Shooting the ball from downtown Washington's MCI Center: Like Camden Yards, unlike Cooke Stadium, D.C.'s new arena is in the right place.

November 28, 1997

IN THE SPAN of four months, Washington has unveiled two new sports palaces. One is in the wrong place. One is in the right place.

The one in the wrong place is Jack Kent Cooke Stadium. It's comfortable enough. Yet its wayward placement just inside the Capital Beltway, like a glowing starship landed between townhouses and a church, resulted from the bitter distillation of politics and its namesake's desperation to get the thing built after years of shopping it around Washington.

In Thanksgiving terms, the site the late Mr. Cooke renamed Raljon, Md., was leftover turkey. Traffic congestion at Redskins games this autumn, as well as the site's lack of purpose much of the year, confirm its shortcomings.

The stadium in the right place is the $200 million MCI Center in downtown Washington.

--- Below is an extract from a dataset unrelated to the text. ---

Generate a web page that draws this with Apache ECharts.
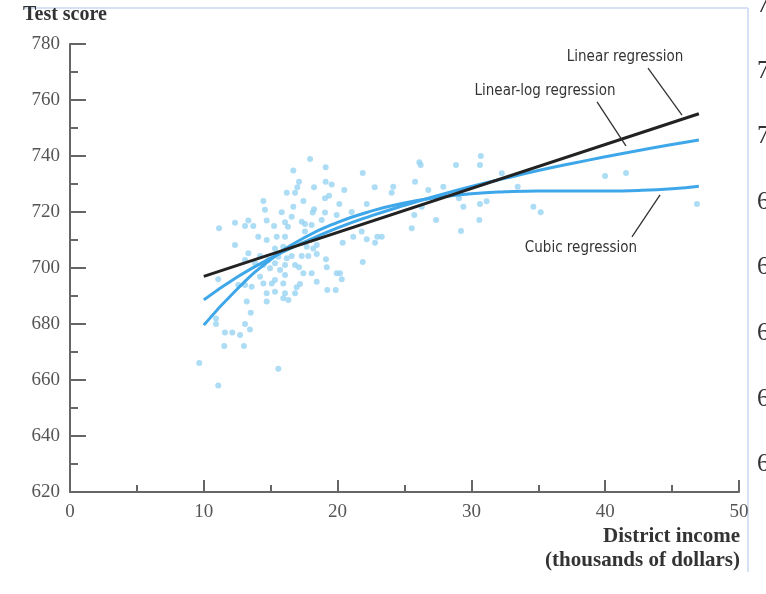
<!DOCTYPE html>
<html><head><meta charset="utf-8">
<script src="https://cdn.jsdelivr.net/npm/echarts@6/dist/echarts.min.js"></script>
<style>html,body{margin:0;padding:0;background:#fff}#c{width:766px;height:594px}</style>
</head><body><div id="c"></div>
<script>
// ---- data ----
const xAxisRange = [0, 50];
const yAxisRange = [620, 780];
const scatterX = [
16.20,14.45,14.57,15.82,12.33,13.33,14.70,13.08,13.70,15.25,16.07,11.14,16.29,
17.94,19.11,16.69,21.88,17.12,19.11,19.56,18.24,16.99,22.77,16.82,19.36,19.06,20.50,17.44,16.69,20.13,22.18,18.24,18.14,19.06,21.05,19.93,16.57,17.32,18.81,17.56,18.06,
12.33,14.07,15.45,16.07,14.70,15.32,15.94,13.33,14.20,14.82,15.57,16.20,13.08,13.83,14.45,15.32,16.07,14.95,15.70,16.07,14.20,15.32,15.08,14.45,13.08,15.94,13.58,12.58,11.08,15.32,14.70,16.07,15.94,13.21,14.70,16.32,
17.56,21.17,21.80,22.18,22.80,22.97,20.38,18.44,18.18,17.69,18.44,17.32,17.81,16.57,19.13,21.88,16.82,17.12,19.19,17.44,18.06,19.93,20.18,20.31,18.44,17.19,16.94,16.82,19.23,19.86,
10.91,10.91,11.58,12.13,12.71,13.08,13.45,13.51,11.53,13.00,9.66,15.57,11.08,
30.70,30.64,26.11,26.21,28.85,24.16,24.04,25.79,27.90,26.78,32.27,33.46,29.07,29.40,30.64,31.14,26.29,25.73,27.36,30.59,25.54,29.22,34.63,35.18,23.30,
39.99,41.56,46.86
];
const scatterY = [
726.9,723.9,720.8,719.9,716.2,717.0,717.0,715.0,715.0,715.0,716.3,714.2,714.7,
738.9,736.0,734.8,733.9,730.8,730.8,729.8,728.8,728.8,728.8,726.9,725.8,724.9,727.9,723.9,721.9,722.9,722.9,721.0,719.8,719.8,720.0,718.9,718.3,716.5,717.1,715.7,715.4,
708.2,711.2,711.2,711.2,710.0,707.0,707.6,705.3,704.3,702.9,704.0,703.5,702.9,701.7,701.1,701.7,701.1,699.9,699.3,697.5,696.9,695.7,694.5,694.5,693.9,694.5,693.3,693.9,696.0,691.5,691.0,691.0,689.2,688.0,688.0,688.6,
713.0,711.2,713.0,710.3,709.0,711.2,709.0,708.2,707.0,707.6,705.0,704.3,704.3,704.3,703.1,702.1,701.1,700.3,700.3,698.1,698.1,698.1,698.1,696.0,695.1,694.3,693.1,691.0,692.1,692.1,
682.0,680.0,677.0,677.0,676.1,680.0,678.0,684.0,672.1,672.1,666.1,664.0,658.0,
740.0,736.8,737.8,736.8,736.8,729.0,726.9,730.8,729.0,727.9,733.8,729.0,724.9,721.9,722.9,723.8,721.9,718.9,717.1,717.1,714.2,713.2,721.9,719.9,711.2,
732.9,733.9,722.9
];
const linearX = [10, 47];
const linearY = [697.0, 755.1];
const curveX  = [10, 12.5, 15, 17.5, 20, 22.5, 25, 27.5, 30, 32.5, 35, 37.5, 40, 42.5, 45, 47];
const linLogY = [688.6, 696.8, 703.5, 709.2, 714.3, 718.6, 722.4, 725.9, 729.1, 732.0, 734.8, 737.3, 739.7, 742.0, 744.1, 745.7];
const cubicY  = [679.6, 692.5, 703.0, 710.8, 716.3, 720.3, 723.2, 725.2, 726.5, 727.2, 727.5, 727.5, 727.5, 727.7, 728.3, 729.2];
const yAxisTitle = 'Test score';
const xAxisTitle1 = 'District income';
const xAxisTitle2 = '(thousands of dollars)';
const annotations = [
  {text: 'Linear regression', at: [41.48, 775.4], from: [43.2, 771.4], to: [45.74, 754.6]},
  {text: 'Linear-log regression', at: [35.5, 763.2], from: [39.39, 759.3], to: [41.55, 743.6]},
  {text: 'Cubic regression', at: [38.19, 707.1], from: [42.0, 711.1], to: [44.1, 726.1]}
];
const sideLabels = ['740','720','700','680','660','640','620','600'];

// ---- chart ----
const zip = (xs, ys) => xs.map((x, i) => [x, ys[i]]);
const chart = echarts.init(document.getElementById('c'), null, {renderer: 'canvas'});
const serif = "'Liberation Serif','DejaVu Serif',serif";
const narrow = "'Liberation Sans Narrow','DejaVu Sans Condensed','Roboto',sans-serif";
const axisCol = '#666';
chart.setOption({
  animation: false,
  backgroundColor: '#fff',
  grid: {left: 70, right: 27, top: 44, bottom: 102, containLabel: false, outerBoundsMode: 'none'},
  xAxis: {
    type: 'value', min: xAxisRange[0], max: xAxisRange[1], interval: 10,
    axisLine: {show: true, lineStyle: {color: axisCol, width: 2}},
    axisTick: {show: true, inside: true, length: 12, lineStyle: {color: axisCol, width: 2}},
    minorTick: {show: true, splitNumber: 2, length: 7, lineStyle: {color: axisCol, width: 2}},
    splitLine: {show: false},
    axisLabel: {color: '#555', fontFamily: serif, fontSize: 19, margin: 11}
  },
  yAxis: {
    type: 'value', min: yAxisRange[0], max: yAxisRange[1], interval: 20,
    axisLine: {show: true, lineStyle: {color: axisCol, width: 2}},
    axisTick: {show: true, inside: true, length: 16, lineStyle: {color: axisCol, width: 2}},
    minorTick: {show: true, splitNumber: 2, length: 8, lineStyle: {color: axisCol, width: 2}},
    splitLine: {show: false},
    axisLabel: {color: '#555', fontFamily: serif, fontSize: 19, margin: 10}
  },
  series: [
    {type: 'scatter', data: zip(scatterX, scatterY), symbolSize: 6,
     itemStyle: {color: '#98d3f3'}, z: 1},
    {type: 'line', data: zip(curveX, cubicY), smooth: true, showSymbol: false,
     lineStyle: {color: '#3ea7e9', width: 3}, z: 2},
    {type: 'line', data: zip(curveX, linLogY), smooth: true, showSymbol: false,
     lineStyle: {color: '#3ea7e9', width: 3}, z: 3},
    {type: 'line', data: zip(linearX, linearY), showSymbol: false,
     lineStyle: {color: '#222', width: 3}, z: 4}
  ]
});

const px = p => chart.convertToPixel({gridIndex: 0}, p);
const g = [];
g.push({type: 'line', shape: {x1: 23, y1: 8, x2: 748, y2: 8}, style: {stroke: '#c9d8ef', lineWidth: 1.5}, z: 0});
g.push({type: 'line', shape: {x1: 748, y1: 8, x2: 748, y2: 572}, style: {stroke: '#c9d8ef', lineWidth: 1.5}, z: 0});
g.push({type: 'text', left: 23, top: 5, style: {text: yAxisTitle, font: "bold 20px " + serif, fill: '#333'}});
g.push({type: 'text', x: 740, y: 537, style: {text: xAxisTitle1, font: "bold 21px " + serif, fill: '#333', align: 'right', verticalAlign: 'middle'}});
g.push({type: 'text', x: 740, y: 561, style: {text: xAxisTitle2, font: "bold 21px " + serif, fill: '#333', align: 'right', verticalAlign: 'middle'}});
annotations.forEach(a => {
  const c = px(a.at), f = px(a.from), t = px(a.to);
  g.push({type: 'text', x: c[0], y: c[1], style: {text: a.text, font: "15px " + narrow, fill: '#333', align: 'center', verticalAlign: 'middle'}, z: 10});
  g.push({type: 'line', shape: {x1: f[0], y1: f[1], x2: t[0], y2: t[1]}, style: {stroke: '#333', lineWidth: 1.3}, z: 10});
});
sideLabels.forEach((s, i) => {
  g.push({type: 'text', x: 757, y: 5.5 + i * 65.6, style: {text: s, font: "25px " + serif, fill: '#333', verticalAlign: 'middle'}});
});
chart.setOption({graphic: g});
</script></body></html>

It already has come in for praise prior to Tuesday's opening. The builder is Abe Pollin, mild-mannered owner of the Wizards basketball and Capitals hockey teams and the brand-new women's professional basketball team yet to be named. Georgetown University also will play basketball at the MCI Center.

The arena will be a glittering venue for folks to spend wads of cash while watching young millionaires play games. It's the same with all new pro sports facilities these days.

More important, MCI Center should prod thousands of fans to come to downtown Washington for the restaurants nearby, the shops and to see the District in a brighter light.

Unlike a facility plopped beside a superhighway, MCI Center on F Street, N.W., between 6th and 7th streets, promises a symbiotic interplay with its surroundings. Its eateries and shops will be open daily to draw people, not just on game dates. Arena fans will patronize nearby businesses and parking lots during the night.

The project has been compared favorably to Camden Yards, site of downtown Baltimore's acclaimed baseball park that next summer will gain a football stadium, too. It's an apt parallel. Both projects feed and are nourished by mass transit; both enhance downtown rejuvenation. The economic impact of these bricks-and-mortar investments will be debated fiercely, but the marketing value for center cities seeking to regain stature is incalculable.